Data segment:
- - -
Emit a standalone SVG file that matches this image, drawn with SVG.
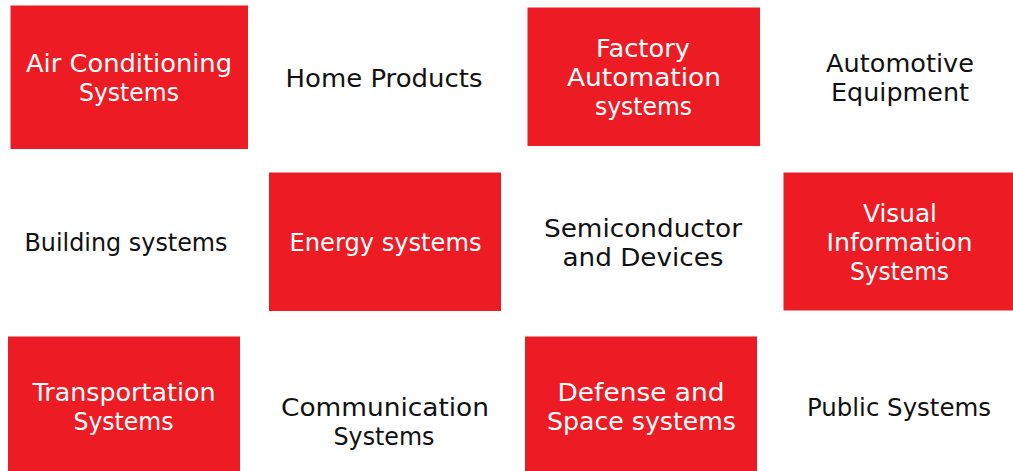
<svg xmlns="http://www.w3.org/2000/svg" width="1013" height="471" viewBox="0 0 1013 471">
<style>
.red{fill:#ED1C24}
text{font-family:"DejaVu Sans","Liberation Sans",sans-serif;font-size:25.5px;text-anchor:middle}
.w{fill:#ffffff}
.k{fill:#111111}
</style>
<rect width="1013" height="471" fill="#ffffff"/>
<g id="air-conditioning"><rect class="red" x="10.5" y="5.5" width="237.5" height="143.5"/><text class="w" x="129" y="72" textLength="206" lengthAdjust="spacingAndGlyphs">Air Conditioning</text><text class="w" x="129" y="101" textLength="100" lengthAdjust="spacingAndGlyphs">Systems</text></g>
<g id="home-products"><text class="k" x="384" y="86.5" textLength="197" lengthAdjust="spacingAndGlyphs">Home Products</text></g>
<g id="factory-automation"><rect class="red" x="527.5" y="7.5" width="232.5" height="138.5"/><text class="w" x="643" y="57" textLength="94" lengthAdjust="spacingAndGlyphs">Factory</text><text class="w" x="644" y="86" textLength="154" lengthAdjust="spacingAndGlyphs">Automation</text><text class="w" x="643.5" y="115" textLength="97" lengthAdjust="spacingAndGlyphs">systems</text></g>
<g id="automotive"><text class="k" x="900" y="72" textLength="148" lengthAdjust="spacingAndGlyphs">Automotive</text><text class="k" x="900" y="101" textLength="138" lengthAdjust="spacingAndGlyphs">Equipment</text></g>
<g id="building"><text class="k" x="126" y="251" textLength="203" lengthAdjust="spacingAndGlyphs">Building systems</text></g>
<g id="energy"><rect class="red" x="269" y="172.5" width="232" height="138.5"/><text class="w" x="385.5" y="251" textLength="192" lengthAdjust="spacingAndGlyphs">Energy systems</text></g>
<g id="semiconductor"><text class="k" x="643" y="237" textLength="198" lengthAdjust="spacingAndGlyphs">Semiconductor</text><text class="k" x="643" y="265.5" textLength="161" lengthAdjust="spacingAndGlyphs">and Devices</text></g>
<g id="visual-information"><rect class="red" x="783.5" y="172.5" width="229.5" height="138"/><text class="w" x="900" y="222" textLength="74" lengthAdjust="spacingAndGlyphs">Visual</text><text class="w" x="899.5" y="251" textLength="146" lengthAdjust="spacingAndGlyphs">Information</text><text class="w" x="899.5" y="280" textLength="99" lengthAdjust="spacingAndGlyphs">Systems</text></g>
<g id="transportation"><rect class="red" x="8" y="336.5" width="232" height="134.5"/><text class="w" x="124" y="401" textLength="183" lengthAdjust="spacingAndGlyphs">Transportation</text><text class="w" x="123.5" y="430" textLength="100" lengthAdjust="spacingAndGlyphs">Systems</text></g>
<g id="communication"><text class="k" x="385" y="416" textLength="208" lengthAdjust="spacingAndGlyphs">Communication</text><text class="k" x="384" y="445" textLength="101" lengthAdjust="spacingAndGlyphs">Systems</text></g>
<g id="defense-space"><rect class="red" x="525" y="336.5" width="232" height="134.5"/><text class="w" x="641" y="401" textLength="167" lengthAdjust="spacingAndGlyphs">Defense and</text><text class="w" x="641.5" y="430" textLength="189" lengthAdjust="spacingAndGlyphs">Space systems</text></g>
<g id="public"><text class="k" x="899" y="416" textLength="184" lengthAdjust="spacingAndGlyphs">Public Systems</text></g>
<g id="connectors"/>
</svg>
- - -
Short exercise:
The data above needs to be retyped exactly, with the images left out.

Result:
Emit a standalone SVG file that matches this image, drawn with SVG.
<svg xmlns="http://www.w3.org/2000/svg" width="1013" height="471" viewBox="0 0 1013 471">
<style>
.red{fill:#ED1C24}
text{font-family:"DejaVu Sans","Liberation Sans",sans-serif;font-size:25.5px;text-anchor:middle}
.w{fill:#ffffff}
.k{fill:#111111}
</style>
<rect width="1013" height="471" fill="#ffffff"/>
<g id="air-conditioning"><rect class="red" x="10.5" y="5.5" width="237.5" height="143.5"/><text class="w" x="129" y="72" textLength="206" lengthAdjust="spacingAndGlyphs">Air Conditioning</text><text class="w" x="129" y="101" textLength="100" lengthAdjust="spacingAndGlyphs">Systems</text></g>
<g id="home-products"><text class="k" x="384" y="86.5" textLength="197" lengthAdjust="spacingAndGlyphs">Home Products</text></g>
<g id="factory-automation"><rect class="red" x="527.5" y="7.5" width="232.5" height="138.5"/><text class="w" x="643" y="57" textLength="94" lengthAdjust="spacingAndGlyphs">Factory</text><text class="w" x="644" y="86" textLength="154" lengthAdjust="spacingAndGlyphs">Automation</text><text class="w" x="643.5" y="115" textLength="97" lengthAdjust="spacingAndGlyphs">systems</text></g>
<g id="automotive"><text class="k" x="900" y="72" textLength="148" lengthAdjust="spacingAndGlyphs">Automotive</text><text class="k" x="900" y="101" textLength="138" lengthAdjust="spacingAndGlyphs">Equipment</text></g>
<g id="building"><text class="k" x="126" y="251" textLength="203" lengthAdjust="spacingAndGlyphs">Building systems</text></g>
<g id="energy"><rect class="red" x="269" y="172.5" width="232" height="138.5"/><text class="w" x="385.5" y="251" textLength="192" lengthAdjust="spacingAndGlyphs">Energy systems</text></g>
<g id="semiconductor"><text class="k" x="643" y="237" textLength="198" lengthAdjust="spacingAndGlyphs">Semiconductor</text><text class="k" x="643" y="265.5" textLength="161" lengthAdjust="spacingAndGlyphs">and Devices</text></g>
<g id="visual-information"><rect class="red" x="783.5" y="172.5" width="229.5" height="138"/><text class="w" x="900" y="222" textLength="74" lengthAdjust="spacingAndGlyphs">Visual</text><text class="w" x="899.5" y="251" textLength="146" lengthAdjust="spacingAndGlyphs">Information</text><text class="w" x="899.5" y="280" textLength="99" lengthAdjust="spacingAndGlyphs">Systems</text></g>
<g id="transportation"><rect class="red" x="8" y="336.5" width="232" height="134.5"/><text class="w" x="124" y="401" textLength="183" lengthAdjust="spacingAndGlyphs">Transportation</text><text class="w" x="123.5" y="430" textLength="100" lengthAdjust="spacingAndGlyphs">Systems</text></g>
<g id="communication"><text class="k" x="385" y="416" textLength="208" lengthAdjust="spacingAndGlyphs">Communication</text><text class="k" x="384" y="445" textLength="101" lengthAdjust="spacingAndGlyphs">Systems</text></g>
<g id="defense-space"><rect class="red" x="525" y="336.5" width="232" height="134.5"/><text class="w" x="641" y="401" textLength="167" lengthAdjust="spacingAndGlyphs">Defense and</text><text class="w" x="641.5" y="430" textLength="189" lengthAdjust="spacingAndGlyphs">Space systems</text></g>
<g id="public"><text class="k" x="899" y="416" textLength="184" lengthAdjust="spacingAndGlyphs">Public Systems</text></g>
<g id="connectors"/>
</svg>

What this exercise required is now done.